> [What to do]
Word for word, quote all of the material, omitting the pictures.

> [Recorded data]
- - - - -
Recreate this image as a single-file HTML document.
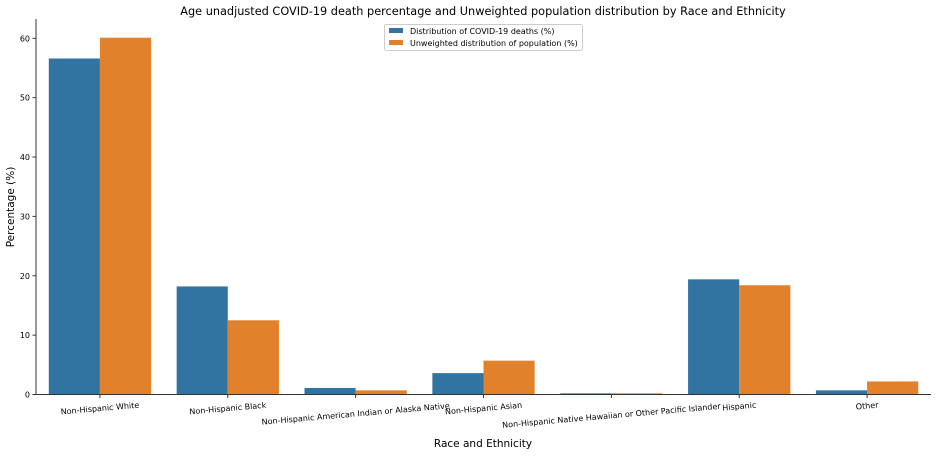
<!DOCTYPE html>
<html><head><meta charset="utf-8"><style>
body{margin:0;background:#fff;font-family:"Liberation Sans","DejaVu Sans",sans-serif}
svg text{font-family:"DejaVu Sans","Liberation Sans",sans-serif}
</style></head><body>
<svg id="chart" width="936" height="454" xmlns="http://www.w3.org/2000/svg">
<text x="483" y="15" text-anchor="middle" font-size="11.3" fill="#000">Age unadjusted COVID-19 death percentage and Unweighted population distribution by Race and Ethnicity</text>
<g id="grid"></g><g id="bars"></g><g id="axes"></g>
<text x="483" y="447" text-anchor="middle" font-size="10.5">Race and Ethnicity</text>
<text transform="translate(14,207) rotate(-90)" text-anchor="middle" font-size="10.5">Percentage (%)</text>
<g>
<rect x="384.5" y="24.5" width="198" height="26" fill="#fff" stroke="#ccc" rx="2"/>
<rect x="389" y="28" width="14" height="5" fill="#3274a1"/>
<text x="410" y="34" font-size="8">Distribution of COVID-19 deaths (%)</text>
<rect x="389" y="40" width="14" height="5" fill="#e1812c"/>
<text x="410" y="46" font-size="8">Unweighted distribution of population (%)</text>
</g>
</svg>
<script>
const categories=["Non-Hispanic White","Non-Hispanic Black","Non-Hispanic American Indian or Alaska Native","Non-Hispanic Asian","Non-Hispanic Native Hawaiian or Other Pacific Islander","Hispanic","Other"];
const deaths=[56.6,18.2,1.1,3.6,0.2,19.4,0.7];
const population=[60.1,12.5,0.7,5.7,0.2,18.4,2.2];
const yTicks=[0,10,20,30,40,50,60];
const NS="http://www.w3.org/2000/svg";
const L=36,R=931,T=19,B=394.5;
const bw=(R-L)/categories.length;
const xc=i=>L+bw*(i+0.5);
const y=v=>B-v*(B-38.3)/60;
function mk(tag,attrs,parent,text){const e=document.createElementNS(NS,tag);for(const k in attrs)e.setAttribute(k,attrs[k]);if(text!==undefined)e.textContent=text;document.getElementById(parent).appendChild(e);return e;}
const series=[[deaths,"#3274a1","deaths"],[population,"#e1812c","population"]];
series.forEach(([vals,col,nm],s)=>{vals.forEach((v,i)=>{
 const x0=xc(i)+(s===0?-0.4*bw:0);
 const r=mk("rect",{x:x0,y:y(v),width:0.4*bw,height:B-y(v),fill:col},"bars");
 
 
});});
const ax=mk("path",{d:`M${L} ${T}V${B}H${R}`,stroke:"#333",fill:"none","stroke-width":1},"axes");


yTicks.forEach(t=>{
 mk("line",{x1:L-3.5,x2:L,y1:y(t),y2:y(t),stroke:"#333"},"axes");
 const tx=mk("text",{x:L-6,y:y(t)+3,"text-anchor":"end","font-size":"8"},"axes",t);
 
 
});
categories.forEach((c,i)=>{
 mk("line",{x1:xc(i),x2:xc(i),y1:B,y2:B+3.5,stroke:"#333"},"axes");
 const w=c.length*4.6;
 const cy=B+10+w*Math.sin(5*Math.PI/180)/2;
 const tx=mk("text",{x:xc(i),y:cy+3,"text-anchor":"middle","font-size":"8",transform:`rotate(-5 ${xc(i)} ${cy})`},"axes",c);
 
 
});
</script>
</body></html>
- - - - -
> [Answer to the task]
Recreate this image as a single-file HTML document.
<!DOCTYPE html>
<html><head><meta charset="utf-8"><style>
body{margin:0;background:#fff;font-family:"Liberation Sans","DejaVu Sans",sans-serif}
svg text{font-family:"DejaVu Sans","Liberation Sans",sans-serif}
</style></head><body>
<svg id="chart" width="936" height="454" xmlns="http://www.w3.org/2000/svg">
<text x="483" y="15" text-anchor="middle" font-size="11.3" fill="#000">Age unadjusted COVID-19 death percentage and Unweighted population distribution by Race and Ethnicity</text>
<g id="grid"></g><g id="bars"></g><g id="axes"></g>
<text x="483" y="447" text-anchor="middle" font-size="10.5">Race and Ethnicity</text>
<text transform="translate(14,207) rotate(-90)" text-anchor="middle" font-size="10.5">Percentage (%)</text>
<g>
<rect x="384.5" y="24.5" width="198" height="26" fill="#fff" stroke="#ccc" rx="2"/>
<rect x="389" y="28" width="14" height="5" fill="#3274a1"/>
<text x="410" y="34" font-size="8">Distribution of COVID-19 deaths (%)</text>
<rect x="389" y="40" width="14" height="5" fill="#e1812c"/>
<text x="410" y="46" font-size="8">Unweighted distribution of population (%)</text>
</g>
</svg>
<script>
const categories=["Non-Hispanic White","Non-Hispanic Black","Non-Hispanic American Indian or Alaska Native","Non-Hispanic Asian","Non-Hispanic Native Hawaiian or Other Pacific Islander","Hispanic","Other"];
const deaths=[56.6,18.2,1.1,3.6,0.2,19.4,0.7];
const population=[60.1,12.5,0.7,5.7,0.2,18.4,2.2];
const yTicks=[0,10,20,30,40,50,60];
const NS="http://www.w3.org/2000/svg";
const L=36,R=931,T=19,B=394.5;
const bw=(R-L)/categories.length;
const xc=i=>L+bw*(i+0.5);
const y=v=>B-v*(B-38.3)/60;
function mk(tag,attrs,parent,text){const e=document.createElementNS(NS,tag);for(const k in attrs)e.setAttribute(k,attrs[k]);if(text!==undefined)e.textContent=text;document.getElementById(parent).appendChild(e);return e;}
const series=[[deaths,"#3274a1","deaths"],[population,"#e1812c","population"]];
series.forEach(([vals,col,nm],s)=>{vals.forEach((v,i)=>{
 const x0=xc(i)+(s===0?-0.4*bw:0);
 const r=mk("rect",{x:x0,y:y(v),width:0.4*bw,height:B-y(v),fill:col},"bars");
 
 
});});
const ax=mk("path",{d:`M${L} ${T}V${B}H${R}`,stroke:"#333",fill:"none","stroke-width":1},"axes");


yTicks.forEach(t=>{
 mk("line",{x1:L-3.5,x2:L,y1:y(t),y2:y(t),stroke:"#333"},"axes");
 const tx=mk("text",{x:L-6,y:y(t)+3,"text-anchor":"end","font-size":"8"},"axes",t);
 
 
});
categories.forEach((c,i)=>{
 mk("line",{x1:xc(i),x2:xc(i),y1:B,y2:B+3.5,stroke:"#333"},"axes");
 const w=c.length*4.6;
 const cy=B+10+w*Math.sin(5*Math.PI/180)/2;
 const tx=mk("text",{x:xc(i),y:cy+3,"text-anchor":"middle","font-size":"8",transform:`rotate(-5 ${xc(i)} ${cy})`},"axes",c);
 
 
});
</script>
</body></html>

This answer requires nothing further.